Posted by Anonny at October 27, 2008 04:41 PM

I don't think there are many truly undecided voters out there - maybe 3% - and the rest that you see in some polls just have a preference for which they want validation. If McCain gets 2/3 of the truly undecided (and that seems reasonable to me), he gains a point in the polls. The far bigger effect will be the motivation of each candidate's supporters: which likely voters don't bother and which unlikely voters show up. My eyes pop out every morning when I look at the early voting updates, and I don't think there's any reason to believe Obama supporters will be less motivated than McCain supporters among the remainder who vote on election day.

Posted by CA Pol Junkie at October 27, 2008 05:22 PM

The "Kerry states + Iowa + New Mexico + Virginia gives Obama a 277 vote firewall" doesn't even need New Mexico. Kerry states + IA + VA = 272

Posted by David at October 27, 2008 05:53 PM

Everyday I get out the vote.

Oops, sorry, wrong Elvis Costello song.

http://www.youtube.com/watch?v=HOOUtOf1--M

dk

Posted by dk at October 27, 2008 05:57 PM

"I don't think there's any reason to believe Obama supporters will be less motivated than McCain supporters among the remainder who vote on election day."

Believe me, they are out there and more motivated than McCain supporters could ever hope to be.

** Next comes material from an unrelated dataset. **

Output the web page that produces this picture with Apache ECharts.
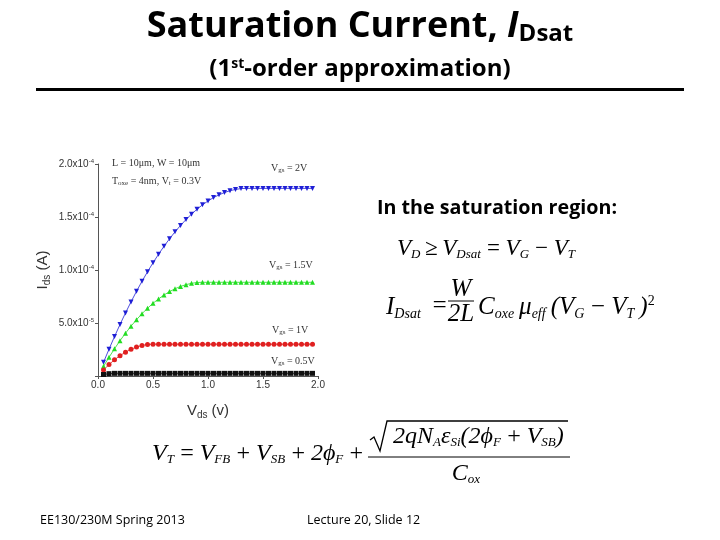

Posted by Judith at October 27, 2008 06:26 PM

What's the approximate size of the voter fraud Repubs are pulling this year with their patented "absentee ballots"?

If you want to find "double voting" that's where to look.

Posted by euzoius at October 27, 2008 07:56 PM

What's the approximate size of the voter fraud Repubs are pulling this year with their patented "absentee ballots"?

euzoius, I saw somewhere today that in Ohio the request is for 1.4 million "absentee ballots".
I say give them Ohio, keep the fraud concentrated in one state. Then prove the corruption of the RNC after the election. Finally put those fradulent fucktards to bed.

Posted by Seven of Six at October 27, 2008 09:01 PM

So today two national polls showed significant movement to McCain -- Rasmussen and R2000 -- of 3 points, while the others were either flat or a 1 point gain for Obama.

Several News shows were making a big deal of this... One show just said the polls always tighen near the end. The other spend at least 15 minutes describing how McCain had finally hit his message and these polls indicate the "come-back kid" -- is on his way to claim victory.

Also, the shows were reading emails from listeners and one email just "blew me away" (I do not have the actual text) but basically it said "I am a democrat, but this year I will vote for McCain cause I do not want to pay higher Taxes."
This comment "floored me" cause -- the only "tax issues" are those being spouted by McCain -- Obama has said over and over -- 95% would have lower taxes.
So question to the group -- was the sender of that email really a democrat -- I doubt it, it sounds more more like so jerk -- trying spout the current line of the Right.

I am concerned with those polls showing McCain closing the gap. If they are true and if Obama supports decide "he is so far ahead, my vote won't count" there could a situation where this election is not a "landslide" --

AND I WANT IT TO BE A LANDSLIDE!
so GOTV.........

Posted by KJS at October 28, 2008 04:29 AM

"I am a democrat, but this year I will vote for McCain cause I do not want to pay higher Taxes."

One favorite tactic of trolls is to call/write/post with the "I am a Democrat but ..." formulation. You see it here all the time. They even talk about it on the comment boards on freep, lgf, etc.

This might have been effective 8 or 10 years ago but these days it never seems to work. It's the same groupthink problem. The trolls don't understand that outside their little echo chamber no one believes their talking points, so the mere repetition of the talking points reveals them for who they are.